╔══

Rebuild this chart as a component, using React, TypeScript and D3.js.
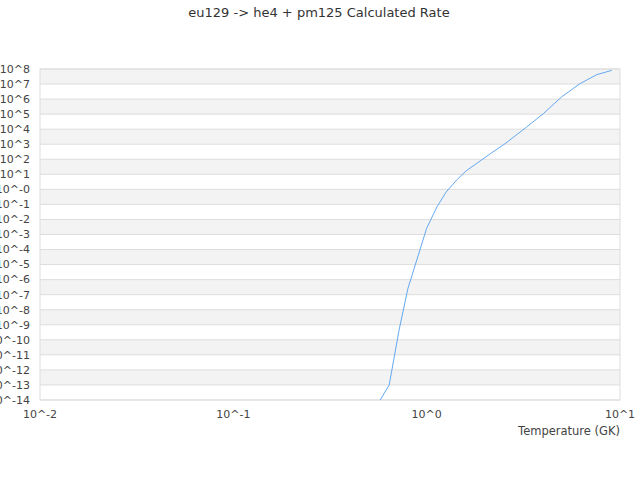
import { useEffect, useRef } from 'react'
import * as d3 from 'd3'

// temperature (GK) and calculated rate
const temperatures = [0.5, 0.64, 0.72, 0.8, 1.0, 1.13, 1.26, 1.43, 1.6, 1.89, 2.13, 2.54, 3.29, 4.01, 4.99, 6.2, 7.58, 9.06]
const rates = [5e-16, 1e-13, 4.5e-10, 2.6e-7, 2.6e-3, 6.8e-2, 6.6e-1, 4.2, 1.7e1, 7.7e1, 2.3e2, 1.07e3, 1.4e4, 1.07e5, 1.4e6, 1.05e7, 4.2e7, 8.1e7]

const yExponents = d3.range(-14, 9)
const xExponents = [-2, -1, 0, 1]

const title = 'eu129 -> he4 + pm125 Calculated Rate'
const xTitle = 'Temperature (GK)'

const expLabel = (e: number) => (e === 0 ? '10^-0' : `10^${e}`)

export default function App() {
  const ref = useRef<SVGSVGElement>(null)

  useEffect(() => {
    if (!ref.current) return
    const width = 640
    const height = 480
    const margin = { top: 69, right: 20, bottom: 80, left: 40 }
    const w = width - margin.left - margin.right
    const h = height - margin.top - margin.bottom
    const font = 'DejaVu Sans, sans-serif'

    const root = d3.select(ref.current)
    root.selectAll('*').remove()

    const x = d3.scaleLog().domain([1e-2, 1e1]).range([0, w])
    const y = d3.scaleLog().domain([1e-14, 1e8]).range([h, 0])

    root.append('text')
      .attr('x', 319)
      .attr('y', 12)
      .attr('dy', '0.35em')
      .attr('text-anchor', 'middle')
      .style('font-family', font)
      .style('font-size', '13px')
      .style('fill', '#333')
      .text(title)

    const g = root.append('g').attr('transform', `translate(${margin.left},${margin.top})`)

    g.append('defs').append('clipPath').attr('id', 'plot-clip')
      .append('rect').attr('width', w).attr('height', h)

    // alternating bands
    g.selectAll('rect.band')
      .data(yExponents.slice(0, -1).filter((e) => Math.abs(e) % 2 === 1))
      .join('rect')
      .attr('class', 'band')
      .attr('x', 0)
      .attr('width', w)
      .attr('y', (e) => y(Math.pow(10, e + 1)))
      .attr('height', (e) => y(Math.pow(10, e)) - y(Math.pow(10, e + 1)))
      .attr('fill', '#f3f3f3')

    g.selectAll('line.grid')
      .data(yExponents)
      .join('line')
      .attr('class', 'grid')
      .attr('x1', 0)
      .attr('x2', w)
      .attr('y1', (e) => y(Math.pow(10, e)))
      .attr('y2', (e) => y(Math.pow(10, e)))
      .attr('stroke', '#dddddd')

    g.append('rect')
      .attr('width', w)
      .attr('height', h)
      .attr('fill', 'none')
      .attr('stroke', '#dddddd')

    g.selectAll('text.ylab')
      .data(yExponents)
      .join('text')
      .attr('class', 'ylab')
      .attr('x', -10)
      .attr('y', (e) => y(Math.pow(10, e)))
      .attr('dy', '0.35em')
      .attr('text-anchor', 'end')
      .style('font-family', font)
      .style('font-size', '11px')
      .style('fill', '#444')
      .text(expLabel)

    g.selectAll('text.xlab')
      .data(xExponents)
      .join('text')
      .attr('class', 'xlab')
      .attr('x', (e) => x(Math.pow(10, e)))
      .attr('y', h + 14)
      .attr('dy', '0.35em')
      .attr('text-anchor', 'middle')
      .style('font-family', font)
      .style('font-size', '11px')
      .style('fill', '#444')
      .text((e) => `10^${e}`)

    g.append('text')
      .attr('x', w)
      .attr('y', h + 31)
      .attr('dy', '0.35em')
      .attr('text-anchor', 'end')
      .style('font-family', font)
      .style('font-size', '11.5px')
      .style('fill', '#444')
      .text(xTitle)

    const points = temperatures.map((t, i) => ({ t, r: rates[i] }))
    const line = d3.line<{ t: number; r: number }>()
      .x((d) => x(d.t))
      .y((d) => y(d.r))

    g.append('path')
      .datum(points)
      .attr('clip-path', 'url(#plot-clip)')
      .attr('fill', 'none')
      .attr('stroke', '#64a8f0')
      .attr('stroke-width', 1)
      .attr('d', line)
  }, [])

  return (
    <svg ref={ref} width={640} height={480} style={{ position: 'fixed', left: 0, top: 0, background: '#fff' }} />
  )
}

╚══

* YOUR INSTRUCTIONS
In your copy of the listing above, reproduce each line exactly and omit all pictures.

* SOLUTION FOR THIS TASK
Rebuild this chart as a component, using React, TypeScript and D3.js.
import { useEffect, useRef } from 'react'
import * as d3 from 'd3'

// temperature (GK) and calculated rate
const temperatures = [0.5, 0.64, 0.72, 0.8, 1.0, 1.13, 1.26, 1.43, 1.6, 1.89, 2.13, 2.54, 3.29, 4.01, 4.99, 6.2, 7.58, 9.06]
const rates = [5e-16, 1e-13, 4.5e-10, 2.6e-7, 2.6e-3, 6.8e-2, 6.6e-1, 4.2, 1.7e1, 7.7e1, 2.3e2, 1.07e3, 1.4e4, 1.07e5, 1.4e6, 1.05e7, 4.2e7, 8.1e7]

const yExponents = d3.range(-14, 9)
const xExponents = [-2, -1, 0, 1]

const title = 'eu129 -> he4 + pm125 Calculated Rate'
const xTitle = 'Temperature (GK)'

const expLabel = (e: number) => (e === 0 ? '10^-0' : `10^${e}`)

export default function App() {
  const ref = useRef<SVGSVGElement>(null)

  useEffect(() => {
    if (!ref.current) return
    const width = 640
    const height = 480
    const margin = { top: 69, right: 20, bottom: 80, left: 40 }
    const w = width - margin.left - margin.right
    const h = height - margin.top - margin.bottom
    const font = 'DejaVu Sans, sans-serif'

    const root = d3.select(ref.current)
    root.selectAll('*').remove()

    const x = d3.scaleLog().domain([1e-2, 1e1]).range([0, w])
    const y = d3.scaleLog().domain([1e-14, 1e8]).range([h, 0])

    root.append('text')
      .attr('x', 319)
      .attr('y', 12)
      .attr('dy', '0.35em')
      .attr('text-anchor', 'middle')
      .style('font-family', font)
      .style('font-size', '13px')
      .style('fill', '#333')
      .text(title)

    const g = root.append('g').attr('transform', `translate(${margin.left},${margin.top})`)

    g.append('defs').append('clipPath').attr('id', 'plot-clip')
      .append('rect').attr('width', w).attr('height', h)

    // alternating bands
    g.selectAll('rect.band')
      .data(yExponents.slice(0, -1).filter((e) => Math.abs(e) % 2 === 1))
      .join('rect')
      .attr('class', 'band')
      .attr('x', 0)
      .attr('width', w)
      .attr('y', (e) => y(Math.pow(10, e + 1)))
      .attr('height', (e) => y(Math.pow(10, e)) - y(Math.pow(10, e + 1)))
      .attr('fill', '#f3f3f3')

    g.selectAll('line.grid')
      .data(yExponents)
      .join('line')
      .attr('class', 'grid')
      .attr('x1', 0)
      .attr('x2', w)
      .attr('y1', (e) => y(Math.pow(10, e)))
      .attr('y2', (e) => y(Math.pow(10, e)))
      .attr('stroke', '#dddddd')

    g.append('rect')
      .attr('width', w)
      .attr('height', h)
      .attr('fill', 'none')
      .attr('stroke', '#dddddd')

    g.selectAll('text.ylab')
      .data(yExponents)
      .join('text')
      .attr('class', 'ylab')
      .attr('x', -10)
      .attr('y', (e) => y(Math.pow(10, e)))
      .attr('dy', '0.35em')
      .attr('text-anchor', 'end')
      .style('font-family', font)
      .style('font-size', '11px')
      .style('fill', '#444')
      .text(expLabel)

    g.selectAll('text.xlab')
      .data(xExponents)
      .join('text')
      .attr('class', 'xlab')
      .attr('x', (e) => x(Math.pow(10, e)))
      .attr('y', h + 14)
      .attr('dy', '0.35em')
      .attr('text-anchor', 'middle')
      .style('font-family', font)
      .style('font-size', '11px')
      .style('fill', '#444')
      .text((e) => `10^${e}`)

    g.append('text')
      .attr('x', w)
      .attr('y', h + 31)
      .attr('dy', '0.35em')
      .attr('text-anchor', 'end')
      .style('font-family', font)
      .style('font-size', '11.5px')
      .style('fill', '#444')
      .text(xTitle)

    const points = temperatures.map((t, i) => ({ t, r: rates[i] }))
    const line = d3.line<{ t: number; r: number }>()
      .x((d) => x(d.t))
      .y((d) => y(d.r))

    g.append('path')
      .datum(points)
      .attr('clip-path', 'url(#plot-clip)')
      .attr('fill', 'none')
      .attr('stroke', '#64a8f0')
      .attr('stroke-width', 1)
      .attr('d', line)
  }, [])

  return (
    <svg ref={ref} width={640} height={480} style={{ position: 'fixed', left: 0, top: 0, background: '#fff' }} />
  )
}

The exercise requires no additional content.